Prompt
Quote verbatim the span of lines that begins the listing below and closes with the line containing "(disp) at (1393,203)".

Records supplied
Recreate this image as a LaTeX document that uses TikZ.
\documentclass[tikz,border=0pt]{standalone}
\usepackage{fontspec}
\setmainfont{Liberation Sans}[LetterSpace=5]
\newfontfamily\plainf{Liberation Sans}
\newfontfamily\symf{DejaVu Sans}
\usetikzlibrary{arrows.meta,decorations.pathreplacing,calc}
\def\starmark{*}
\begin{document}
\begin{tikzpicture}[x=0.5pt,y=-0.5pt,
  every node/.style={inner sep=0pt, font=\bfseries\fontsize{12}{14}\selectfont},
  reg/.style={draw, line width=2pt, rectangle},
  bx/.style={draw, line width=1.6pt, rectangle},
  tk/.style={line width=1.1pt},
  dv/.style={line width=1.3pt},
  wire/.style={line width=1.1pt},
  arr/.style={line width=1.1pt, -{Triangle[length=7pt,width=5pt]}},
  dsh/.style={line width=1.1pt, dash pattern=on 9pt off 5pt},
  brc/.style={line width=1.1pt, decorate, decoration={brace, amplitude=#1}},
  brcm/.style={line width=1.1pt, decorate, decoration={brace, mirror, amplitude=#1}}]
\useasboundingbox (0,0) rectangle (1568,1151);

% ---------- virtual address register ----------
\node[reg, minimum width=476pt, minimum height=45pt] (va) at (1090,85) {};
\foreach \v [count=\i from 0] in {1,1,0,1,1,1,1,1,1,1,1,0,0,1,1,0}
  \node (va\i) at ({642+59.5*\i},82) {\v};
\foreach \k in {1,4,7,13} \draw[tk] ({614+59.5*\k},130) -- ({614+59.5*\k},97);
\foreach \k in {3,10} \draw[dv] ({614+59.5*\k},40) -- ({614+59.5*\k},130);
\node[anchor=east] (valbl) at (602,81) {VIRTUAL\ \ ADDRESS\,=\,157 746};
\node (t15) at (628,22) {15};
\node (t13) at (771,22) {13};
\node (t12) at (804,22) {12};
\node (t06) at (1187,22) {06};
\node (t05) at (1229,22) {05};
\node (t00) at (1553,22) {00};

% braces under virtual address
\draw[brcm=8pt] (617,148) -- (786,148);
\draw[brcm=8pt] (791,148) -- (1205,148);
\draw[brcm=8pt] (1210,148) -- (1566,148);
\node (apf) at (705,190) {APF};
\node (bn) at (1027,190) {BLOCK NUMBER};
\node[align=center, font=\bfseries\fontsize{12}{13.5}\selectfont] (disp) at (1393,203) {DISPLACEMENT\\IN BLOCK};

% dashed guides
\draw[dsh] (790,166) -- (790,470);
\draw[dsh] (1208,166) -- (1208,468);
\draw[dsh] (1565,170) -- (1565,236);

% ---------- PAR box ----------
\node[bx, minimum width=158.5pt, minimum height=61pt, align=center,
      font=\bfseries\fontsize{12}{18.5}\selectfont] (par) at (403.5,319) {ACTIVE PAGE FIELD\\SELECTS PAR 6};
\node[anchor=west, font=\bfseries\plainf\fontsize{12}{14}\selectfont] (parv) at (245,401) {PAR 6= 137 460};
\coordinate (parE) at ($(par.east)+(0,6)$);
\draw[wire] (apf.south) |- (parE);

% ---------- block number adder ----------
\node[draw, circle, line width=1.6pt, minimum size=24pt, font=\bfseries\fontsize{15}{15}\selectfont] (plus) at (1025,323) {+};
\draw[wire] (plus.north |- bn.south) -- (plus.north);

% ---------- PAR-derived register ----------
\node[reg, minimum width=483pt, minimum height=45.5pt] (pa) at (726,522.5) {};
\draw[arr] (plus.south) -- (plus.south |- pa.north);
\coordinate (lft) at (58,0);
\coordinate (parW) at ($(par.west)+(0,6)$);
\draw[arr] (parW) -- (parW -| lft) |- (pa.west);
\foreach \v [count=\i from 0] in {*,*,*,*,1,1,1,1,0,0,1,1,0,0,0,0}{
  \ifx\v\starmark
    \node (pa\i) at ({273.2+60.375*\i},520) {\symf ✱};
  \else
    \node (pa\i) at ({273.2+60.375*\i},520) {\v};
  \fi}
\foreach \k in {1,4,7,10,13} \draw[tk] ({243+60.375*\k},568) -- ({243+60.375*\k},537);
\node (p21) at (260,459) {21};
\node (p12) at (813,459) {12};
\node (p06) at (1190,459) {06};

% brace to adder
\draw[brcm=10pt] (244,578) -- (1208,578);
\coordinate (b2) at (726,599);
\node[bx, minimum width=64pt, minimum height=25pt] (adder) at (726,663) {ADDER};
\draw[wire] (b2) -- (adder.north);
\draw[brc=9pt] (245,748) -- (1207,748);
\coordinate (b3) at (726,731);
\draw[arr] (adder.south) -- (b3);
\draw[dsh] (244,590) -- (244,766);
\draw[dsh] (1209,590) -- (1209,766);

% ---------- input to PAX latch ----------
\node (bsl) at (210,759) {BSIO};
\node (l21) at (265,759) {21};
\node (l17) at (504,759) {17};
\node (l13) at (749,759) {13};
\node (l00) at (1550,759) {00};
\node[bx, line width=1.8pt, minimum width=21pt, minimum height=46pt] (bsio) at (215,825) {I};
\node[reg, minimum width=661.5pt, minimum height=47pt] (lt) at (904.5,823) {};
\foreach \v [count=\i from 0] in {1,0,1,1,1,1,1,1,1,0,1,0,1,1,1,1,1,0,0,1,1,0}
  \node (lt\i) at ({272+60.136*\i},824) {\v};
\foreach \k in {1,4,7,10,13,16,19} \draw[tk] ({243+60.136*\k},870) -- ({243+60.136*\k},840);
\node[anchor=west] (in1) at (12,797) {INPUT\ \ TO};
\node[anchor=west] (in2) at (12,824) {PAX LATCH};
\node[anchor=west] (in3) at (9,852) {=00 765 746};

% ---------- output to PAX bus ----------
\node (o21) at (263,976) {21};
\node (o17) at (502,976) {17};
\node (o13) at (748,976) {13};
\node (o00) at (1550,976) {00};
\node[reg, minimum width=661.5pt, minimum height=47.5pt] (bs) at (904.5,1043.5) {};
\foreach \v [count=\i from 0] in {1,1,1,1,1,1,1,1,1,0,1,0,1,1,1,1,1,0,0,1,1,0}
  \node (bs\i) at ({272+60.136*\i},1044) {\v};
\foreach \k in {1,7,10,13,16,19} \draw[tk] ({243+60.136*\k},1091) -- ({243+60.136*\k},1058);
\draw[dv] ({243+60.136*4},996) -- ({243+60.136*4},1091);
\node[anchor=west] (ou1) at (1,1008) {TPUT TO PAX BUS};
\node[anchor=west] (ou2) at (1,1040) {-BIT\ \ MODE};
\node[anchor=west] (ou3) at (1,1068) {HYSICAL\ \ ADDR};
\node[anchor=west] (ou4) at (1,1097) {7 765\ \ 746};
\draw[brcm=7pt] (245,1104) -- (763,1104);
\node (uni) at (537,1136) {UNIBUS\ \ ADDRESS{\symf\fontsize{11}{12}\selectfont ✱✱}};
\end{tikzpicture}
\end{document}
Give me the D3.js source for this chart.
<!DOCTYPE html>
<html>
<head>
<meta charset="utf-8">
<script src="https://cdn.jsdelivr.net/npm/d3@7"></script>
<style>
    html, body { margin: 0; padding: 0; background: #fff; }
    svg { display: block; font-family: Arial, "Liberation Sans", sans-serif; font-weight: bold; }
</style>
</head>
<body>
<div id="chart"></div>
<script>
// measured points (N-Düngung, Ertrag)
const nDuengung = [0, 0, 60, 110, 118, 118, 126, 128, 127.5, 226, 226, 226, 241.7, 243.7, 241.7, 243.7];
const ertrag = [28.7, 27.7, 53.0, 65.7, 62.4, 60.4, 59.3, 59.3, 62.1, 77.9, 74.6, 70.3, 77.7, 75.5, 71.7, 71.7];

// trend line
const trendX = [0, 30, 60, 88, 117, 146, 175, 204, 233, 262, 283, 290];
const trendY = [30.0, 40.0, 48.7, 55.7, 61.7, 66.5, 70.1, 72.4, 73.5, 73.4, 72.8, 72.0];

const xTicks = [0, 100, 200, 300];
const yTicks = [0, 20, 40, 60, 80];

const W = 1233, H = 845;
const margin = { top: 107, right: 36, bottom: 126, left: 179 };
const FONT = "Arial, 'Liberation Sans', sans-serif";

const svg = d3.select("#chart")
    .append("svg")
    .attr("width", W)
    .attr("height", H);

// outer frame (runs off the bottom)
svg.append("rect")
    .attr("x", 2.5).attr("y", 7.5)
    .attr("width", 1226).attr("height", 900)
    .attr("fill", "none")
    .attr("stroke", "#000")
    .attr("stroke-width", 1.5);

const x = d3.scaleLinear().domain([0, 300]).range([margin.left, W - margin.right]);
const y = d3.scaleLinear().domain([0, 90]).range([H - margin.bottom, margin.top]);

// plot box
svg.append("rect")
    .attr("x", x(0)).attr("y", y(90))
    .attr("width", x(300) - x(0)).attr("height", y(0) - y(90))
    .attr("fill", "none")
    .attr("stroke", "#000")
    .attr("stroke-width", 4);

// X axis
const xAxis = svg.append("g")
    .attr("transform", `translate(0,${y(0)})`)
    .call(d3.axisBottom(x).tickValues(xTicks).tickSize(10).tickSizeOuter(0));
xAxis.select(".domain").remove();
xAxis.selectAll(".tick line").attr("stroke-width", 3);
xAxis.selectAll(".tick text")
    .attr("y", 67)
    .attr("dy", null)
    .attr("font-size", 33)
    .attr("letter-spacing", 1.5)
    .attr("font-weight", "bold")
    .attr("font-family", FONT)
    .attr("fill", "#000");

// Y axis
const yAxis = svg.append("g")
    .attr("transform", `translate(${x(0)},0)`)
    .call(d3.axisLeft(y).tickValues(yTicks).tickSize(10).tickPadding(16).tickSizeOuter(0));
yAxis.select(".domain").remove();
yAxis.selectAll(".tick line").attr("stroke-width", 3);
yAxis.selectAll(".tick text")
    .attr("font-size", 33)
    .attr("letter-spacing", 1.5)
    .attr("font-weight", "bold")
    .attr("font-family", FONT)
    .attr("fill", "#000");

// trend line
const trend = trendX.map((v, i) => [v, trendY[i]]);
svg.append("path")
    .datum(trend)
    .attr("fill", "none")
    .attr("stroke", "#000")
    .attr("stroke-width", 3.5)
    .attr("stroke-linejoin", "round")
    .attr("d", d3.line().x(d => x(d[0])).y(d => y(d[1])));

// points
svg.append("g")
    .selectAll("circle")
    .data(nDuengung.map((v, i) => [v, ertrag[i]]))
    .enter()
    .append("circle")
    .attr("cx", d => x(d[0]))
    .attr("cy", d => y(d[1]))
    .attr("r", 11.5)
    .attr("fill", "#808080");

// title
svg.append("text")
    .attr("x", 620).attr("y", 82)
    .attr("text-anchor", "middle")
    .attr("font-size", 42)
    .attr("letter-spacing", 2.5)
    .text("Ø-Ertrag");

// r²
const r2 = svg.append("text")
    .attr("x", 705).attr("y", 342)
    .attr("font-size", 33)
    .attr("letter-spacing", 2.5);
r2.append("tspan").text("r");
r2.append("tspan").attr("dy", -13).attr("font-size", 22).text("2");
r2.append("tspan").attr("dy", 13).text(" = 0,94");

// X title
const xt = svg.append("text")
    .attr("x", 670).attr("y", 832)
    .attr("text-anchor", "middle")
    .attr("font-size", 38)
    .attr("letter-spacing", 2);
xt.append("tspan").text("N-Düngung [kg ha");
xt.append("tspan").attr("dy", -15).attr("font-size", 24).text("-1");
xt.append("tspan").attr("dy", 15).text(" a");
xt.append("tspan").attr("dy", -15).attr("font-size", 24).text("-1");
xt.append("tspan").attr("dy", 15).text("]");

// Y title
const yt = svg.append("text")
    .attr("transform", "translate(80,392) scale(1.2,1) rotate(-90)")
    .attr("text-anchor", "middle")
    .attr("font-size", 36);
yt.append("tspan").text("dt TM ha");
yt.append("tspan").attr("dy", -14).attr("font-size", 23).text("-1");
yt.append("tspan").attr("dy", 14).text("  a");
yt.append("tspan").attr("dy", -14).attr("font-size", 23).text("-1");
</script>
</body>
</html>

Reply
Recreate this image as a LaTeX document that uses TikZ.
\documentclass[tikz,border=0pt]{standalone}
\usepackage{fontspec}
\setmainfont{Liberation Sans}[LetterSpace=5]
\newfontfamily\plainf{Liberation Sans}
\newfontfamily\symf{DejaVu Sans}
\usetikzlibrary{arrows.meta,decorations.pathreplacing,calc}
\def\starmark{*}
\begin{document}
\begin{tikzpicture}[x=0.5pt,y=-0.5pt,
  every node/.style={inner sep=0pt, font=\bfseries\fontsize{12}{14}\selectfont},
  reg/.style={draw, line width=2pt, rectangle},
  bx/.style={draw, line width=1.6pt, rectangle},
  tk/.style={line width=1.1pt},
  dv/.style={line width=1.3pt},
  wire/.style={line width=1.1pt},
  arr/.style={line width=1.1pt, -{Triangle[length=7pt,width=5pt]}},
  dsh/.style={line width=1.1pt, dash pattern=on 9pt off 5pt},
  brc/.style={line width=1.1pt, decorate, decoration={brace, amplitude=#1}},
  brcm/.style={line width=1.1pt, decorate, decoration={brace, mirror, amplitude=#1}}]
\useasboundingbox (0,0) rectangle (1568,1151);

% ---------- virtual address register ----------
\node[reg, minimum width=476pt, minimum height=45pt] (va) at (1090,85) {};
\foreach \v [count=\i from 0] in {1,1,0,1,1,1,1,1,1,1,1,0,0,1,1,0}
  \node (va\i) at ({642+59.5*\i},82) {\v};
\foreach \k in {1,4,7,13} \draw[tk] ({614+59.5*\k},130) -- ({614+59.5*\k},97);
\foreach \k in {3,10} \draw[dv] ({614+59.5*\k},40) -- ({614+59.5*\k},130);
\node[anchor=east] (valbl) at (602,81) {VIRTUAL\ \ ADDRESS\,=\,157 746};
\node (t15) at (628,22) {15};
\node (t13) at (771,22) {13};
\node (t12) at (804,22) {12};
\node (t06) at (1187,22) {06};
\node (t05) at (1229,22) {05};
\node (t00) at (1553,22) {00};

% braces under virtual address
\draw[brcm=8pt] (617,148) -- (786,148);
\draw[brcm=8pt] (791,148) -- (1205,148);
\draw[brcm=8pt] (1210,148) -- (1566,148);
\node (apf) at (705,190) {APF};
\node (bn) at (1027,190) {BLOCK NUMBER};
\node[align=center, font=\bfseries\fontsize{12}{13.5}\selectfont] (disp) at (1393,203) {DISPLACEMENT\\IN BLOCK};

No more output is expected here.